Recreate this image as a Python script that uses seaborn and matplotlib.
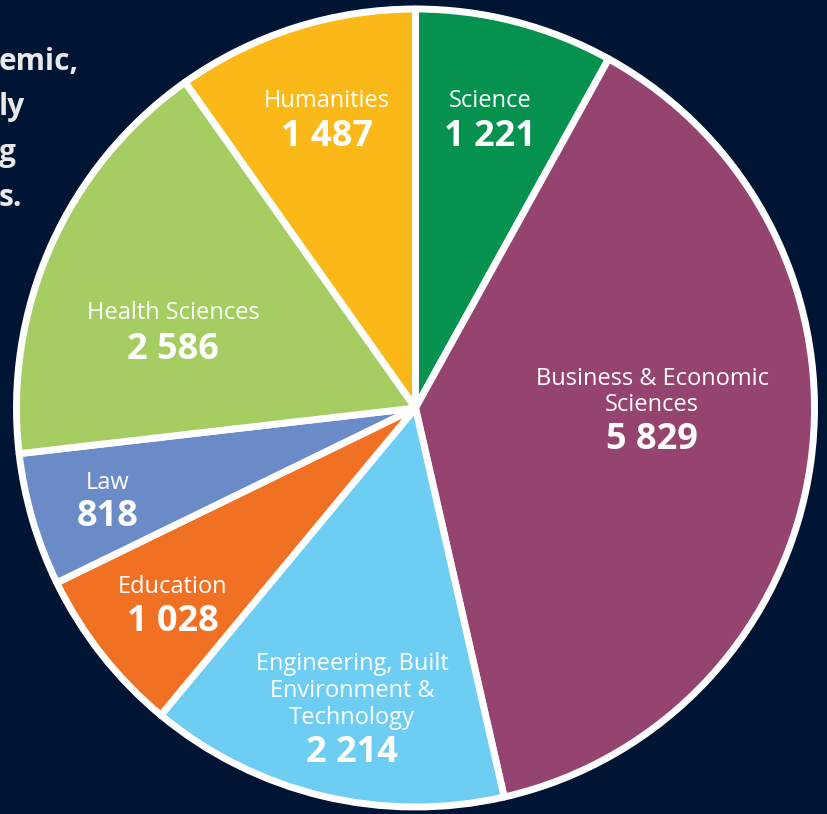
import matplotlib
matplotlib.use("Agg")
import matplotlib.pyplot as plt
import seaborn as sns

# faculty enrolments, clockwise from 12 o'clock
faculties = ["Science", "Business & Economic\nSciences", "Engineering, Built\nEnvironment &\nTechnology",
             "Education", "Law", "Health Sciences", "Humanities"]
students = [1221, 5829, 2214, 1028, 818, 2586, 1487]
number_labels = ["1 221", "5 829", "2 214", "1 028", "818", "2 586", "1 487"]
colours = ["#05924f", "#95446f", "#6dcdf3", "#f07024", "#6b8bc8", "#a5cd62", "#fbb919"]

# text left over from the page, partly cut off
side_text = ["emic,", "ly", "g", "s."]

BG = "#001533"
W, H = 827, 814

sns.set_theme(style="white")
plt.rcParams["font.family"] = ["Open Sans", "DejaVu Sans"]

fig = plt.figure(figsize=(W / 100, H / 100), dpi=100, facecolor=BG)
ax = fig.add_axes([0, 0, 1, 1])
ax.set_facecolor(BG)

# side text drawn first so the pie sits on top of it
for i, line in enumerate(side_text):
    ax.text(-1, H - 70 - i * 45.5, line, color="#e9e9e9", fontsize=21.5, fontweight="bold",
            ha="left", va="baseline")

cx, cy, r = 415.5, H - 408, 399
ax.pie(students, colors=colours, startangle=90, counterclock=False,
       center=(cx, cy), radius=r,
       wedgeprops=dict(edgecolor="white", linewidth=5, joinstyle="round"))

# label anchor points (pixels from top-left), name block sits above the number
label_pos = [(490, 101), (652, 392), (352, 691), (173, 587), (108, 483), (173, 313), (327, 101)]
number_y = [137, 440, 753, 622, 517, 350, 137]

for name, num, (x, y), ny in zip(faculties, number_labels, label_pos, number_y):
    ax.text(x, H - y, name, color="white", fontsize=17, ha="center", va="center",
            linespacing=1.15)
    ax.text(x, H - ny, num, color="white", fontsize=26, fontweight="bold",
            ha="center", va="center")

ax.set_xlim(0, W)
ax.set_ylim(0, H)
ax.set_aspect("equal")
ax.axis("off")

fig.savefig("out.png", dpi=100, facecolor=BG)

========================================

__EXERCISE TASK__. Without including any picture, repeat the data exactly.

__SOLUTION TO THIS PROBLEM__.
Recreate this image as a Python script that uses seaborn and matplotlib.
import matplotlib
matplotlib.use("Agg")
import matplotlib.pyplot as plt
import seaborn as sns

# faculty enrolments, clockwise from 12 o'clock
faculties = ["Science", "Business & Economic\nSciences", "Engineering, Built\nEnvironment &\nTechnology",
             "Education", "Law", "Health Sciences", "Humanities"]
students = [1221, 5829, 2214, 1028, 818, 2586, 1487]
number_labels = ["1 221", "5 829", "2 214", "1 028", "818", "2 586", "1 487"]
colours = ["#05924f", "#95446f", "#6dcdf3", "#f07024", "#6b8bc8", "#a5cd62", "#fbb919"]

# text left over from the page, partly cut off
side_text = ["emic,", "ly", "g", "s."]

BG = "#001533"
W, H = 827, 814

sns.set_theme(style="white")
plt.rcParams["font.family"] = ["Open Sans", "DejaVu Sans"]

fig = plt.figure(figsize=(W / 100, H / 100), dpi=100, facecolor=BG)
ax = fig.add_axes([0, 0, 1, 1])
ax.set_facecolor(BG)

# side text drawn first so the pie sits on top of it
for i, line in enumerate(side_text):
    ax.text(-1, H - 70 - i * 45.5, line, color="#e9e9e9", fontsize=21.5, fontweight="bold",
            ha="left", va="baseline")

cx, cy, r = 415.5, H - 408, 399
ax.pie(students, colors=colours, startangle=90, counterclock=False,
       center=(cx, cy), radius=r,
       wedgeprops=dict(edgecolor="white", linewidth=5, joinstyle="round"))

# label anchor points (pixels from top-left), name block sits above the number
label_pos = [(490, 101), (652, 392), (352, 691), (173, 587), (108, 483), (173, 313), (327, 101)]
number_y = [137, 440, 753, 622, 517, 350, 137]

for name, num, (x, y), ny in zip(faculties, number_labels, label_pos, number_y):
    ax.text(x, H - y, name, color="white", fontsize=17, ha="center", va="center",
            linespacing=1.15)
    ax.text(x, H - ny, num, color="white", fontsize=26, fontweight="bold",
            ha="center", va="center")

ax.set_xlim(0, W)
ax.set_ylim(0, H)
ax.set_aspect("equal")
ax.axis("off")

fig.savefig("out.png", dpi=100, facecolor=BG)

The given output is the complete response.